Nous pouvons, maintenant, après ces éclaircissements nécessaires, emprunter à la doctrine de Kant tout ce qui rentre proprement et exclusivement dans la morale formelle.

La morale formelle, telle que Kant a cherché à l’établir, se résume tout entière dans l’idée d’une volonté libre.

La volonté libre est à la fois sa propre loi, l’objet même de sa loi, le législateur de qui elle émane.

La loi contenue dans l’idée d’une volonté libre est une loi de la raison. Elle ne dépend d’aucun des mobiles empiriques auxquels la volonté pourrait s’assujettir et dont l’affranchit le plein et pur exercice de sa liberté. Elle se conçoit absolument en elle-même comme une loi nécessaire et universelle : nécessaire, par cela seul qu’elle est indépendante de toute détermination empirique ; universelle, car l’idée d’une volonté libre est la même pour tout être doué de volonté et de raison.

La volonté libre se veut elle-même et ne peut vouloir proprement et directement qu’elle-même. Elle ne veut d’autres objets qu’autant qu’ils lui sont conformes ou qu’ils concourent à la réaliser. Elle se veut dans l’individu qui l’exerce et elle se veut par là même dans tout autre individu raisonnable et libre, puisqu’elle est partout identique à elle-même. Elle est donc nécessairement et universellement son propre objet.

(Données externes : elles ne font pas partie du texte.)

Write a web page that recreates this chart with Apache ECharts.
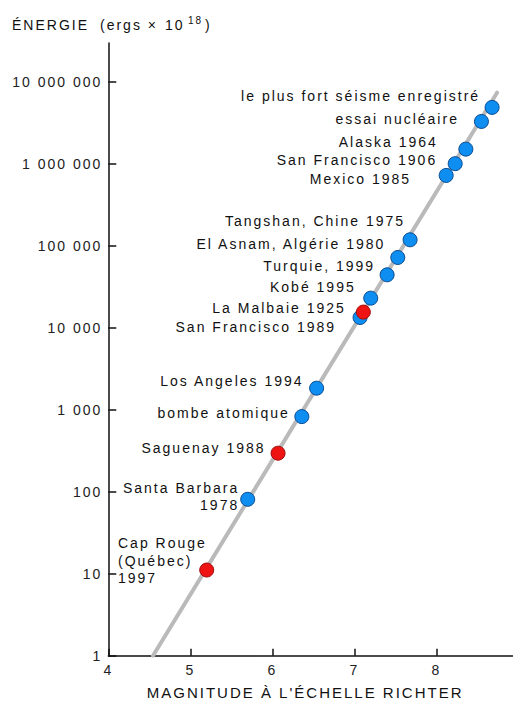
<!DOCTYPE html>
<html>
<head>
<meta charset="utf-8">
<script src="https://cdn.jsdelivr.net/npm/echarts@6.0.0/dist/echarts.min.js"></script>
<style>
  html, body { margin: 0; padding: 0; background: #ffffff; }
  #chart { width: 513px; height: 701px; letter-spacing: 2px; }
</style>
</head>
<body>
<div id="chart"></div>
<script>
// Earthquakes and explosions (blue)
const blueNames = [
  'le plus fort séisme enregistré',
  'essai nucléaire',
  'Alaska 1964',
  'San Francisco 1906',
  'Mexico 1985',
  'Tangshan, Chine 1975',
  'El Asnam, Algérie 1980',
  'Turquie, 1999',
  'Kobé 1995',
  'San Francisco 1989',
  'Los Angeles 1994',
  'bombe atomique',
  'Santa Barbara\n1978'
];
const blueMagnitude = [8.68, 8.55, 8.36, 8.23, 8.12, 7.68, 7.53, 7.40, 7.20, 7.07, 6.54, 6.36, 5.70];
const blueEnergy = [4910000, 3310000, 1520000, 1010000, 726000, 119000, 72400, 44500, 23100, 13400, 1840, 828, 81];

// Québec earthquakes (red)
const redNames = ['La Malbaie 1925', 'Saguenay 1988', 'Cap Rouge\n(Québec)\n1997'];
const redMagnitude = [7.11, 6.07, 5.20];
const redEnergy = [15600, 296, 11.1];

// Magnitude–energy relation drawn as a straight line on the log scale
const trendMagnitude = [4.545, 8.74];
const trendEnergy = [1, 7430000];

// Axis ticks
const energyTicks = [1, 10, 100, 1000, 10000, 100000, 1000000, 10000000];
const magnitudeTicks = [4, 5, 6, 7, 8];

// Label placement relative to each marker centre: [dx, dy, align]
const blueLabelPlace = [
  [-12, -11.7, 'right'],
  [-22.5, -2.4, 'right'],
  [-28, -7.6, 'right'],
  [-18, -4, 'right'],
  [-35, 3.3, 'right'],
  [-5, -18.3, 'right'],
  [-12.5, -13.7, 'right'],
  [-12, -8.3, 'right'],
  [-15, -11, 'right'],
  [-24, 9, 'right'],
  [-13, -7.6, 'right'],
  [-12, -3.4, 'right'],
  [-8.5, -2.8, 'right']
];
const redLabelPlace = [
  [-17.5, -4.6, 'right'],
  [-12.5, -5, 'right'],
  [-88.7, -9.4, 'left']
];

const FONT = "'Liberation Sans', Arial, sans-serif";
const INK = '#111111';

function withThinSpaces(v) {
  return String(Math.round(v)).replace(/\B(?=(\d{3})+(?!\d))/g, ' ');
}

function buildPoints(names, mags, energies, places) {
  return names.map((n, i) => ({
    name: n,
    value: [mags[i], energies[i]],
    label: { offset: [places[i][0], places[i][1]], align: places[i][2] }
  }));
}

function titlePiece(text, x, y, size) {
  return {
    type: 'text',
    x: x,
    y: y,
    silent: true,
    style: {
      text: text,
      fill: INK,
      font: 'normal ' + size + 'px ' + FONT,
      align: 'left',
      verticalAlign: 'middle'
    }
  };
}

const chart = echarts.init(document.getElementById('chart'), null, { renderer: 'svg' });

const pointLabel = {
  show: true,
  position: 'inside',
  formatter: '{b}',
  color: INK,
  fontFamily: FONT,
  fontSize: 14,
  lineHeight: 17.5,
  verticalAlign: 'middle'
};

chart.setOption({
  animation: false,
  backgroundColor: '#ffffff',
  // Y-axis heading with the ×10^18 exponent raised
  graphic: [
    titlePiece('ÉNERGIE', 12, 25, 14),
    titlePiece('(ergs ×', 100, 25, 14),
    titlePiece('10', 165, 25, 14),
    titlePiece('18', 188, 20.5, 10),
    titlePiece(')', 205, 25, 14)
  ],
  grid: {
    left: 108.3, right: 0, top: 43, bottom: 45.3,
    containLabel: false,
    outerBoundsMode: 'none'
  },
  xAxis: {
    type: 'value',
    min: 4,
    max: 8.935,
    interval: 1,
    name: "MAGNITUDE À L'ÉCHELLE RICHTER",
    nameLocation: 'middle',
    nameGap: 29,
    nameTextStyle: { fontFamily: FONT, fontSize: 15, color: INK, padding: [0, 11, 0, 0] },
    axisLine: { lineStyle: { color: INK, width: 1.5 } },
    axisTick: { inside: true, length: 7, customValues: magnitudeTicks, lineStyle: { color: INK, width: 1.5 } },
    axisLabel: { customValues: magnitudeTicks, fontFamily: FONT, fontSize: 14, color: '#222222', margin: 7 },
    splitLine: { show: false }
  },
  yAxis: {
    type: 'log',
    min: 1,
    max: 30000000,
    axisLine: { show: true, lineStyle: { color: INK, width: 1.5 } },
    axisTick: { show: true, inside: true, length: 8, customValues: energyTicks, lineStyle: { color: INK, width: 1.5 } },
    axisLabel: {
      customValues: energyTicks,
      formatter: withThinSpaces,
      fontFamily: FONT,
      fontSize: 14,
      color: '#222222',
      margin: 6
    },
    splitLine: { show: false }
  },
  series: [
    {
      type: 'line',
      data: trendMagnitude.map((m, i) => [m, trendEnergy[i]]),
      showSymbol: false,
      symbol: 'none',
      lineStyle: { color: '#bababa', width: 4, cap: 'round' },
      silent: true,
      z: 1
    },
    {
      type: 'scatter',
      data: buildPoints(blueNames, blueMagnitude, blueEnergy, blueLabelPlace),
      symbolSize: 14,
      itemStyle: { color: '#0d8ef0', borderColor: '#0b4a90', borderWidth: 1, opacity: 1 },
      label: pointLabel,
      z: 3
    },
    {
      type: 'scatter',
      data: buildPoints(redNames, redMagnitude, redEnergy, redLabelPlace),
      symbolSize: 14,
      itemStyle: { color: '#ee1414', borderColor: '#a00c0c', borderWidth: 1, opacity: 1 },
      label: pointLabel,
      z: 4
    }
  ]
});
</script>
</body>
</html>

La volonté libre, en se voulant elle-même, s’impose à elle-même sa propre loi par un commandement obligatoire. Elle est la racine même de toute obligation, le principe immédiat de l’impératif catégorique ou du devoir. Législatrice tout ensemble universelle et personnelle, elle peut seule réaliser les deux conditions qui sont impliquées dans l’idée d’obligation, la nécessité et la liberté : la nécessité dans l’idée même du commandement imposé à la volonté ; la liberté dans l’acceptation et dans l’exécution de ce commandement.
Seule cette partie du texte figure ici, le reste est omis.